President Joe Biden on Thursday made one of his most concrete public calls for Israel to change what it’s doing on the ground in Gaza, going as far as to signal a possible shift in U.S. policy with respect to Gaza if his administration isn’t satisfied with Israel’s next steps.
During a call with Prime Minister Benjamin Netanyahu, Biden ramped up pressure on Israel to take “immediate” action to announce and implement “measurable” steps to address civilian harm and the safety of aid workers.
“He made clear the need for Israel to announce and implement a series of specific, concrete, and measurable steps to address civilian harm, humanitarian suffering, and the safety of aid workers,” the White House said in a statement following the call, which lasted about 30 minutes. “He made clear that U.S. policy with respect to Gaza will be determined by our assessment of Israel’s immediate action on these steps.”
War in Israel and Gaza

Biden’s comments to Netanyahu appear to be an escalation of rhetoric amid already high tension between the two leaders following an Israeli airstrike on Monday that killed seven aid workers in Gaza.
White House national security spokesman John Kirby said Thursday during a White House briefing that the Biden administration is looking for “concrete steps” from Israel in the “coming hours and days.”
“If we don’t see changes from their side, there will have to be changes from our side, but I won’t preview what that could look like now,” Kirby said.
The call came after Biden this week issued a statement that he was “outraged and heartbroken” by the deaths of the aid workers from World Central Kitchen.
“They were providing food to hungry civilians in the middle of a war,” Biden said. “They were brave and selfless.

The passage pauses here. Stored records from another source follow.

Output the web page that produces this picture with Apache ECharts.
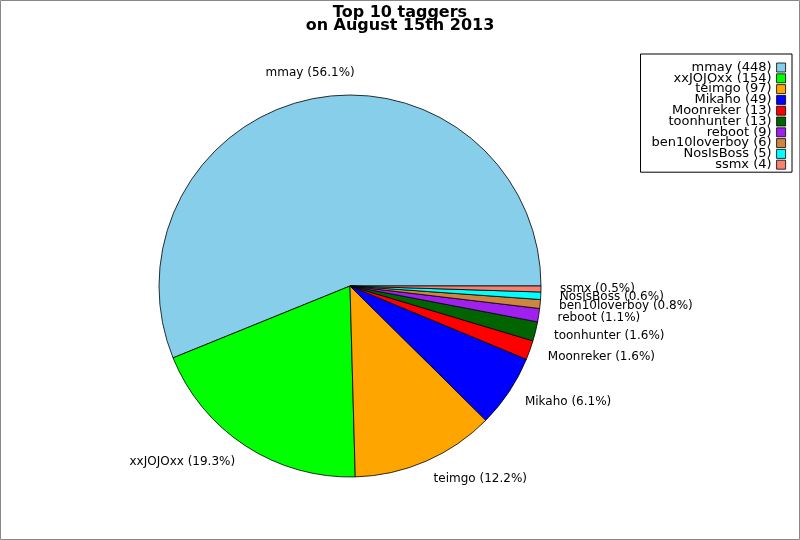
<!DOCTYPE html>
<html>
<head>
<meta charset="utf-8">
<script src="https://cdn.jsdelivr.net/npm/echarts@6/dist/echarts.min.js"></script>
<style>
html,body{margin:0;padding:0;background:#fff;}
#chart{width:800px;height:540px;}
</style>
</head>
<body>
<div id="chart"></div>
<script>
const names = ['mmay','xxJOJOxx','teimgo','Mikaho','Moonreker','toonhunter','reboot','ben10loverboy','NosIsBoss','ssmx'];
const counts = [448,154,97,49,13,13,9,6,5,4];
const colors = ['#87ceeb','#00ff00','#ffa500','#0000ff','#ff0000','#006400','#a020f0','#cd853f','#00ffff','#fa8072'];
const titleLines = ['Top 10 taggers','on August 15th 2013'];

const total = counts.reduce((a,b)=>a+b,0);
const data = names.map((n,i)=>{
  const item = {name:n, value:counts[i], itemStyle:{color:colors[i]}};
  if (i === 0) item.label = {offset:[45,-7]};
  return item;
});

const chart = echarts.init(document.getElementById('chart'), null, {renderer:'canvas'});
chart.setOption({
  animation:false,
  backgroundColor:'#fff',
  color: colors,
  title:{
    text: titleLines.join('\n'),
    left:'center', top:1,
    textStyle:{fontFamily:'DejaVu Sans', fontSize:16, fontWeight:'bold', color:'#000', lineHeight:13.5}
  },
  graphic:[{
    type:'rect', shape:{x:0.5,y:0.5,width:799,height:539},
    style:{fill:null, stroke:'#888', lineWidth:1}, silent:true
  }],
  legend:{
    orient:'vertical', right:8, top:54, align:'right',
    data: names,
    itemWidth:9, itemHeight:9, itemGap:-2.2,
    padding:[7,6,1,11],
    borderColor:'#000', borderWidth:1,
    icon:'rect',
    itemStyle:{borderWidth:0.8},
    textStyle:{fontFamily:'DejaVu Sans', fontSize:13, color:'#000', lineHeight:10.8},
    formatter: function(n){ return n + ' (' + counts[names.indexOf(n)] + ')'; }
  },
  series:[{
    type:'pie',
    center:[350,286], radius:[0,191],
    startAngle:0, clockwise:false,
    avoidLabelOverlap:false,
    minAngle:0,
    itemStyle:{borderColor:'#000', borderWidth:0.8},
    emphasis:{disabled:true},
    labelLayout:{hideOverlap:false},
    label:{
      show:true, position:'outside',
      fontFamily:'DejaVu Sans', fontSize:12, color:'#000',
      distanceToLabelLine:0,
      formatter: function(p){ return p.name + ' (' + (p.value/total*100).toFixed(1) + '%)'; }
    },
    labelLine:{show:false, length:19, length2:0},
    data:data
  }]
});
</script>
</body>
</html>
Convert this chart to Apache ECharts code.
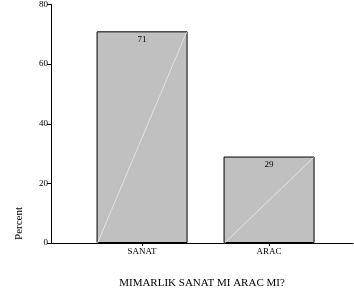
<!DOCTYPE html>
<html>
<head>
<meta charset="utf-8">
<script src="https://cdn.jsdelivr.net/npm/echarts@6/dist/echarts.min.js"></script>
<style>
    html, body { margin: 0; padding: 0; background: #fff; }
    #chart { width: 354px; height: 295px; }
</style>
</head>
<body>
<div id="chart"></div>
<script>
// data
const categories = ['SANAT', 'ARAC'];
const percents = [71, 29];
const yTicks = [0, 20, 40, 60, 80];

const chart = echarts.init(document.getElementById('chart'));

const barData = percents.map((v, i) => [i, v]);
const fontFam = '"Liberation Serif", "DejaVu Serif", serif';
const barW = 91;

const option = {
    animation: false,
    title: {
        text: 'MIMARLIK SANAT MI ARAC MI?',
        left: 197,
        top: 273,
        textAlign: 'center',
        textStyle: { fontFamily: fontFam, fontSize: 11, fontWeight: 'normal', color: '#000' }
    },
    grid: { left: 51, right: 1, top: 4, bottom: 52 },
    xAxis: {
        type: 'value',
        min: -0.717,
        max: 1.661,
        splitLine: { show: false },
        axisLine: { show: true, onZero: false, lineStyle: { color: '#000', width: 1 } },
        axisTick: { show: true, length: 3, customValues: [0, 1], lineStyle: { color: '#000' } },
        axisLabel: {
            customValues: [0, 1],
            formatter: v => categories[Math.round(v)] || '',
            fontFamily: fontFam,
            fontSize: 9,
            color: '#000',
            margin: 4
        }
    },
    yAxis: {
        type: 'value',
        min: yTicks[0],
        max: yTicks[yTicks.length - 1],
        interval: 20,
        splitLine: { show: false },
        axisLine: { show: true, onZero: false, lineStyle: { color: '#000', width: 1 } },
        axisTick: { show: true, length: 4, lineStyle: { color: '#000' } },
        axisLabel: { fontFamily: fontFam, fontSize: 9, color: '#000', margin: 3 }
    },
    graphic: [{
        type: 'text',
        left: 14,
        top: 207,
        rotation: Math.PI / 2,
        style: { text: 'Percent', font: '11px ' + fontFam, fill: '#000' }
    }],
    series: [
        {
            type: 'bar',
            data: barData,
            barWidth: barW,
            itemStyle: { color: '#c0c0c0', borderColor: '#000', borderWidth: 1 },
            label: {
                show: true,
                position: 'insideTop',
                distance: 4,
                fontFamily: fontFam,
                fontSize: 9,
                color: '#000',
                formatter: p => p.value[1]
            }
        },
        {
            type: 'custom',
            data: barData,
            z: 3,
            renderItem: function (params, api) {
                const base = api.coord([api.value(0), 0]);
                const top = api.coord([api.value(0), api.value(1)]);
                const h = barW / 2;
                return {
                    type: 'line',
                    shape: { x1: base[0] - h + 1, y1: base[1], x2: base[0] + h - 1, y2: top[1] + 1 },
                    style: { stroke: '#e2e2e2', lineWidth: 1 }
                };
            }
        }
    ]
};

chart.setOption(option);
</script>
</body>
</html>
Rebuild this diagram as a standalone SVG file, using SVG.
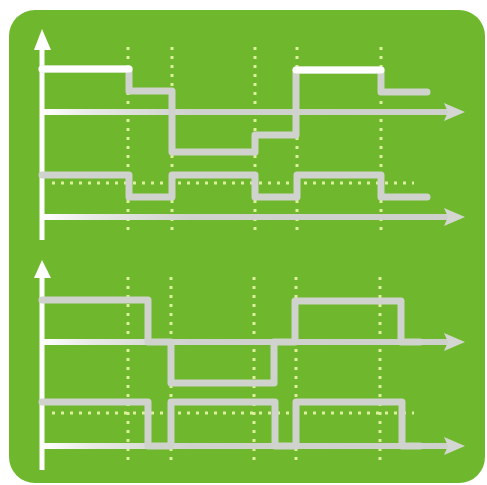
<svg xmlns="http://www.w3.org/2000/svg" width="487" height="485" viewBox="0 0 487 485">
<defs>
<style>
.bg{fill:#6fb82d}
.axisv{stroke:#ffffff;stroke-width:5;fill:none}
.axish{stroke:url(#silverH);stroke-width:6;fill:none}
.wave{stroke:#cfd2cd;stroke-width:7;fill:none;stroke-linejoin:round;stroke-linecap:round}
.white{stroke:#ffffff}
.dot{stroke:#dcf09e;stroke-width:3;stroke-dasharray:3 6;fill:none}
.head{fill:#d4d6d2}
.headw{fill:#ffffff}
</style>
<linearGradient id="silverH" gradientUnits="userSpaceOnUse" x1="42" y1="0" x2="464" y2="0">
<stop offset="0" stop-color="#ffffff"/>
<stop offset="0.12" stop-color="#e8eae6"/>
<stop offset="0.35" stop-color="#cfd2cd"/>
<stop offset="1" stop-color="#cdd0cb"/>
</linearGradient>
</defs>
<rect class="bg" x="9" y="10" width="476" height="473" rx="26"/>
<g id="grid">
<path class="dot" d="M128 47V232M172 47V232M255 47V232M297 47V232M381 47V232"/>
<path class="dot" d="M52 183H414"/>
<path class="dot" d="M128 277V463M171 277V463M254 277V463M296 277V463M380 277V463"/>
<path class="dot" d="M52 413H414"/>
</g>
<g id="connectors">
<path class="axish" d="M42 112H450"/>
<polygon class="head" points="444,103 465,112 444,121 448,112"/>
<path class="axish" d="M42 217H450"/>
<polygon class="head" points="444,208 465,217 444,226 448,217"/>
<path class="axish" d="M42 342H450"/>
<polygon class="head" points="444,333 465,342 444,351 448,342"/>
<path class="axish" d="M42 446H450"/>
<polygon class="head" points="444,437 465,446 444,455 448,446"/>
<path class="axisv" d="M42 240V48"/>
<polygon class="headw" points="34,50 42,29 51,50"/>
<path class="axisv" d="M42 470V276"/>
<polygon class="headw" points="34,278 42,260 51,278"/>
</g>
<g id="wave1">
<path class="wave" d="M42 69H129V91H172V152H255V135H296V70H381V92H427"/>
<path class="wave white" d="M42 69H129"/>
<path class="wave white" d="M296 70H381"/>
</g>
<g id="wave2">
<path class="wave" d="M42 175H129V197H172V175H255V197H297V175H381V197H427"/>
</g>
<g id="wave3">
<path class="wave" d="M42 300H148V342H171V383H274V342H295V301H401V342H420"/>
</g>
<g id="wave4">
<path class="wave" d="M42 402H148V446H171V402H275V446H296V402H402V446H420"/>
</g>
</svg>
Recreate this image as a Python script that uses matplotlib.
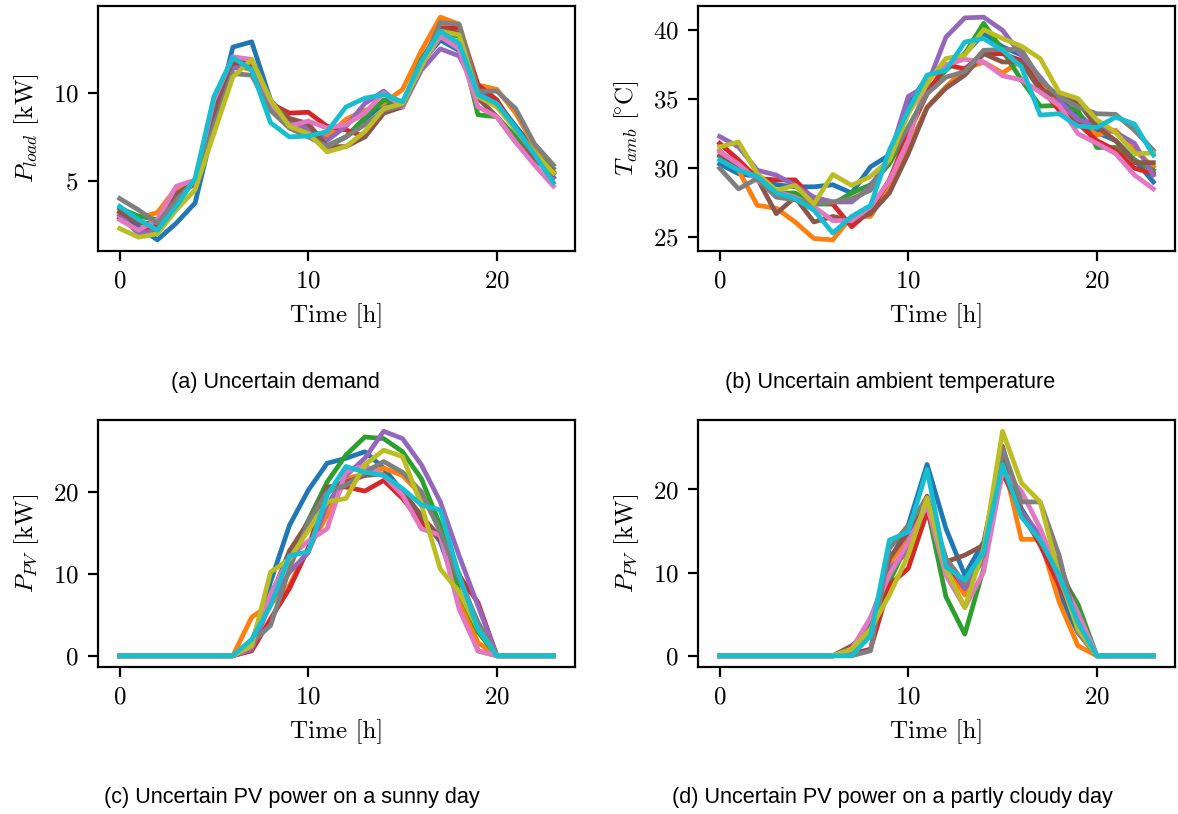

Their deaths are a tragedy.”
He went on to say that Israel hasn’t done enough to protect aid workers and civilians in Gaza.
“The United States will continue to do all we can to deliver humanitarian assistance to Palestinian civilians in Gaza, through all available means,” Biden said. “I will continue to press Israel to do more to facilitate that aid.”
Kirby called the airstrike a “tragic incident” that was unintentional.
But the founder of World Central Kitchen, José Andrés, said his aid workers were targeted.
“This was not just a bad luck situation where, ‘Oops, we dropped a bomb in the wrong place,'” Andrés told Reuters.
“They were targeting us in a deconflicting zone, in an area controlled by IDF,” he said. “They, knowing that it was our teams moving on that road … with three cars.”
World Central Kitchen immediately paused operations in the region after the incident, which raises concerns about the availability of aid for civilians moving forward.
Netanyahu called it a “tragic incident of an unintentional targeting of innocent civilians in Gaza that we regret” and pledged an investigation.